Gratuidade: o transporte público e a "relevância financeira" do jornalismo
Priscila Viana*
O prazo de inscrições para o Prêmio Setransp de Jornalismo está quase
se encerrando e uma febre de reportagens sobre a gratuidade no
transporte público toma conta das páginas de todos os veículos. Em todas
elas, destaca-se a defesa pelo fim da gratuidade e a culpabilização dos
idosos, deficientes, carteiros, policiais militares, agentes
penitenciários, bombeiros militares e guardas municipais pela tarifa
extremamente elevada. De forma bastante leviana, essas reportagens
colocam passageiro contra passageiro e isentam as empresas de transporte
público de suas responsabilidades.
Não criticam as condições
estruturais dos veículos, tampouco a carga horária extensiva enfrentada
pelos motoristas de ônibus e cobradores. Não falam sobre os pontos de
ônibus velhos, desprovidos de teto e com suas estruturas metálicas
enferrujadas e caindo aos pedaços, causando desconforto aos passageiros
que esperam pelos ônibus e colocando em risco a vida dos transeuntes
(algumas estruturas, de tão velhas, até já caíram no chão). Não exibem
depoimentos de passageiros que sofrem com a falta de segurança nos
terminais de ônibus nem dos trabalhadores que prestam serviços a essas
empresas, tampouco pedem transparência nas planilhas de gastos e
investimentos no transporte público.
Ao mesmo tempo que nos
perguntamos o porquê de tantas reportagens diárias a respeito da
gratuidade do transporte público, questionamos também o porquê de não
serem publicadas reportagens denunciando as condições precárias e
subumanas com que passageiros e trabalhadores são tratados pelas
empresas. Entrevistar passageiros com a máxima: "Você sabia que é você
que paga pela gratuidade do transporte público?" é cômodo. Mas
dirigir-se à Piabeta, à Cidade Nova, ao santa Maria e ao Coqueiral para
perguntar à população da periferia se ela está satisfeita com o
transporte público seria uma boa matéria de se ver. Mas não vemos. Será
que é porque as equipes de reportagem substituem a relevância
jornalística do assunto pelo dinheiro e pelo status do prêmio? Isso é
óbvio. Não pegam ônibus, não sabem o transtorno e os sacrifícios da
rotina de quem depende de ônibus.
Além do interesse
jornalístico na "relevância financeira" da reportagem, está em jogo o
fato de que os donos dos jornais também são proprietários das empresas
de ônibus. Elementos típicos de uma terra de ranço provinciano,
subserviente às famílias tradicionalmente detentoras do poder econômico.

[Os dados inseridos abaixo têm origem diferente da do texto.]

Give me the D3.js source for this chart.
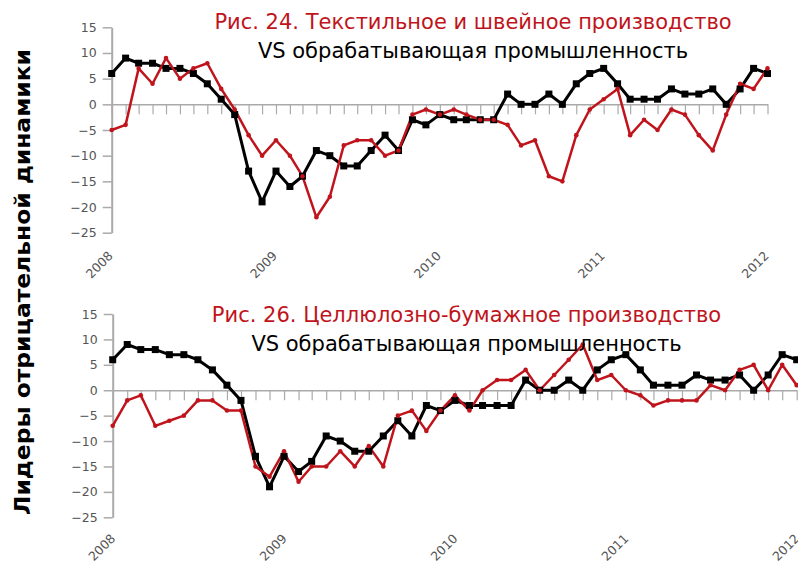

E assim continuam os três lados da história: os donos das empresas se
deliciam com essas reportagens e enriquecem às custas do trabalhador, os
jornalistas recebem seus prêmios, colocam na estante de sua casa e
continuam reclamando dos congestionamentos que enfrentam dentro de seus
carros, e os passageiros de ônibus continuam pagando caro para enfrentar
condições subumanas. Uns dependentes de suas necessidades
socioeconômicas. Outros, de seus interesses individuais.
*Jornalista desinteressada no Prêmio Setransp de Jornalismo.